(Plotting code records)
+---+

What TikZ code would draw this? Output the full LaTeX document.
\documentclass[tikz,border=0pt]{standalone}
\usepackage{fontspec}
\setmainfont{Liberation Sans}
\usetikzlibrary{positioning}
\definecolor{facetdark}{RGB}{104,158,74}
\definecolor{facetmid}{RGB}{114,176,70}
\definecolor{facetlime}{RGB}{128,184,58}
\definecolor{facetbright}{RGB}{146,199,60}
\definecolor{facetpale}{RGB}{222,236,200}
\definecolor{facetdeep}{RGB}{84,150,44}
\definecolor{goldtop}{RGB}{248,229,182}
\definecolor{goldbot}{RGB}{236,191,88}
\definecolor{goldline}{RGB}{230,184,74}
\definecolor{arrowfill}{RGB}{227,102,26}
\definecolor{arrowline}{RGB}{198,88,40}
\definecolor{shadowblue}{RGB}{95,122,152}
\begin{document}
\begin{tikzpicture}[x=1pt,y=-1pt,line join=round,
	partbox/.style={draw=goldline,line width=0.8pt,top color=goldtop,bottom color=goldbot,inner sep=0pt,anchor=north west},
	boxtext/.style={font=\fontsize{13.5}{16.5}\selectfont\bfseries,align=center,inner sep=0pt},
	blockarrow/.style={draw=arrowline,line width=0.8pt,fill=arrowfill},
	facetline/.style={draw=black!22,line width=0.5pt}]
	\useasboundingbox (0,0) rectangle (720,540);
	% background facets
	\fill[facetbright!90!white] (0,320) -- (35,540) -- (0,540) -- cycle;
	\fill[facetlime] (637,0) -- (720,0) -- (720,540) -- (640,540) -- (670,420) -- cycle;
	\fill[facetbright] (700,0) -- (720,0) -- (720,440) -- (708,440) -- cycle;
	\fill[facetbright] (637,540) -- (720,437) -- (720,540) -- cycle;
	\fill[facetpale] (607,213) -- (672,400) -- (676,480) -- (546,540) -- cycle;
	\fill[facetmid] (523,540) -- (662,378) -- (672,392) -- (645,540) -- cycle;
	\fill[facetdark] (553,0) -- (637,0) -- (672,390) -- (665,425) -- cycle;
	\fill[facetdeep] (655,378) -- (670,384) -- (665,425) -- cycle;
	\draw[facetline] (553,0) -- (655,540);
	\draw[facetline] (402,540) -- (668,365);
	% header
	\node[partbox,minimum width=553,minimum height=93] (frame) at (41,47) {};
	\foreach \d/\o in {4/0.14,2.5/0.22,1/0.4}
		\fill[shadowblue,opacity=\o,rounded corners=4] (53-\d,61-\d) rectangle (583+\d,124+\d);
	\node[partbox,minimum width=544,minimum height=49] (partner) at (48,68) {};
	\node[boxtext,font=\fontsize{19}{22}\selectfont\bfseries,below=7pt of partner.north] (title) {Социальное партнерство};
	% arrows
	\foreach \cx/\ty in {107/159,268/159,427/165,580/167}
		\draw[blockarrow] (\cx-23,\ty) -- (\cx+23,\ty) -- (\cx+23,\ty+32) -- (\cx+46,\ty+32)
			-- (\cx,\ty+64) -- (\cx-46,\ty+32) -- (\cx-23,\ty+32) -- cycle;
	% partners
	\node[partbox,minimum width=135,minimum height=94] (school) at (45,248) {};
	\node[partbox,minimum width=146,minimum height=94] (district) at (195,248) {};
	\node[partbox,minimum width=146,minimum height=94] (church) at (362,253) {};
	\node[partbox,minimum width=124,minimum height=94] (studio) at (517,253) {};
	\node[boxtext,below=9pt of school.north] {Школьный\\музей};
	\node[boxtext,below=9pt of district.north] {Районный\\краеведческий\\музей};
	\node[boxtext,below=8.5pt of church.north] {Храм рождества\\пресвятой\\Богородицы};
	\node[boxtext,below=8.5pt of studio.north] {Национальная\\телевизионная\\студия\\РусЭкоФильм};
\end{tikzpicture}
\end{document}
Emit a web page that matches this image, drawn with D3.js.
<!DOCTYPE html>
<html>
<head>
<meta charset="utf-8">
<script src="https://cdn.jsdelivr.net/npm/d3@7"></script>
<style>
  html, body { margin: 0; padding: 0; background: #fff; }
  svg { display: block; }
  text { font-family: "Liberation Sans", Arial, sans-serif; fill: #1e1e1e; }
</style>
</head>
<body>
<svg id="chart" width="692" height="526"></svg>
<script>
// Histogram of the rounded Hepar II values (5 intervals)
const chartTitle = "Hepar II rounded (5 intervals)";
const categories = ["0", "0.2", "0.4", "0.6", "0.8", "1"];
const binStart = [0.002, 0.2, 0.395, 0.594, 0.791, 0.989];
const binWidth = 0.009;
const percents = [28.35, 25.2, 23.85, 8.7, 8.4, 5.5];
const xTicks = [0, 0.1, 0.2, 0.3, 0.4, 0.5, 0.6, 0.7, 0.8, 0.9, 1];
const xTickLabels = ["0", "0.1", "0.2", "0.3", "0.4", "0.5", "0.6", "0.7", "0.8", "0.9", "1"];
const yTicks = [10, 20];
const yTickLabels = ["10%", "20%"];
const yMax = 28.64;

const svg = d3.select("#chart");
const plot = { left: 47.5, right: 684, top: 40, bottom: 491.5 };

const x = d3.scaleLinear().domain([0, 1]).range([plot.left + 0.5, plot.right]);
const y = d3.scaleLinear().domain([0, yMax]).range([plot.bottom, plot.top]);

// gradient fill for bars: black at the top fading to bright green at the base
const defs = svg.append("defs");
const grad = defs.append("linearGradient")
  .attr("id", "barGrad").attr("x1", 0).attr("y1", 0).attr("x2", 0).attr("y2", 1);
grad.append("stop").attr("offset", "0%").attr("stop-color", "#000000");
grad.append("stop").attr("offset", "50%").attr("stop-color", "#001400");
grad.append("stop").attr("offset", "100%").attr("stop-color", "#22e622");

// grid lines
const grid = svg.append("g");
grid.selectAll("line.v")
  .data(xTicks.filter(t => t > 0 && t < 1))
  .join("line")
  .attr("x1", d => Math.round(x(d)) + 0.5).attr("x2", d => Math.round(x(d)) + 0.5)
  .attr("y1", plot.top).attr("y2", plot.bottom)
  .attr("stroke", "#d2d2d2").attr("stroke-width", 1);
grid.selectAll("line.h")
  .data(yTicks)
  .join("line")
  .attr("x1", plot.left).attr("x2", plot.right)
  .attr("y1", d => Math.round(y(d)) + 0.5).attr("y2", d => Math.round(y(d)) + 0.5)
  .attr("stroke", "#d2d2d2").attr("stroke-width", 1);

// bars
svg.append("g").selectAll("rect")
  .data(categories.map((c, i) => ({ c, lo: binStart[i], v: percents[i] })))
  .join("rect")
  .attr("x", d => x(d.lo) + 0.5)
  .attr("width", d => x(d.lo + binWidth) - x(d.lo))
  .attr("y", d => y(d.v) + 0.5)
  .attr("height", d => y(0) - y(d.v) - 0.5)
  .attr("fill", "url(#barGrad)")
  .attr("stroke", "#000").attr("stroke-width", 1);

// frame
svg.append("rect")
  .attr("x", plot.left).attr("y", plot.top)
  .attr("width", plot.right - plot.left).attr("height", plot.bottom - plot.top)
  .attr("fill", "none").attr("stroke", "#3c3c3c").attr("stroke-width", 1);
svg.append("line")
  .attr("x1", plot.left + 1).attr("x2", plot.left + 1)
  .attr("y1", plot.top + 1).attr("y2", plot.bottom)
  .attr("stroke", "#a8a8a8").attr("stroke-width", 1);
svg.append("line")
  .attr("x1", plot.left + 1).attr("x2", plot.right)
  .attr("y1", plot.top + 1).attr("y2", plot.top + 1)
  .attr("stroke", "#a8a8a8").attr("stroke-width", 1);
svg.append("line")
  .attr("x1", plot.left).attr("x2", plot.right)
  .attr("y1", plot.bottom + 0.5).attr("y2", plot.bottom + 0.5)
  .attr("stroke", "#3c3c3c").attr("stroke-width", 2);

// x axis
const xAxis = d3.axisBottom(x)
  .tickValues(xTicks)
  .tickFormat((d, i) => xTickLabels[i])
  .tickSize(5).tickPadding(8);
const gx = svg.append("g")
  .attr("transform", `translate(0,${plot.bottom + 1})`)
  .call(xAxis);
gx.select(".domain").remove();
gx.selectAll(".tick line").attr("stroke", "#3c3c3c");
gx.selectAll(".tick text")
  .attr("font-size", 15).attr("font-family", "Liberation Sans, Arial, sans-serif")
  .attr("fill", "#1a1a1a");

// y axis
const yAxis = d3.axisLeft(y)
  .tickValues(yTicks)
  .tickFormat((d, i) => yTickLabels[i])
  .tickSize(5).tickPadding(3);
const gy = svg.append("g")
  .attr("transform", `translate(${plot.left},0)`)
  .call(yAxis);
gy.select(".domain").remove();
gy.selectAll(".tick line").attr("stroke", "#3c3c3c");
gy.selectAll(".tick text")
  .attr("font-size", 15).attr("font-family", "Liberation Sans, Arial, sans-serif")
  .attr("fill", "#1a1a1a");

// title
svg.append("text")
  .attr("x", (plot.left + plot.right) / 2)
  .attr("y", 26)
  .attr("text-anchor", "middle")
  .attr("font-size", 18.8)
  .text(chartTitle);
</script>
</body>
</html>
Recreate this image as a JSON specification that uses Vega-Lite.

+---+

→ **Work to do**
Each line of the material above either contains the word "that" or does not; state how many do, and nothing else.

→ **Exercise solution**
2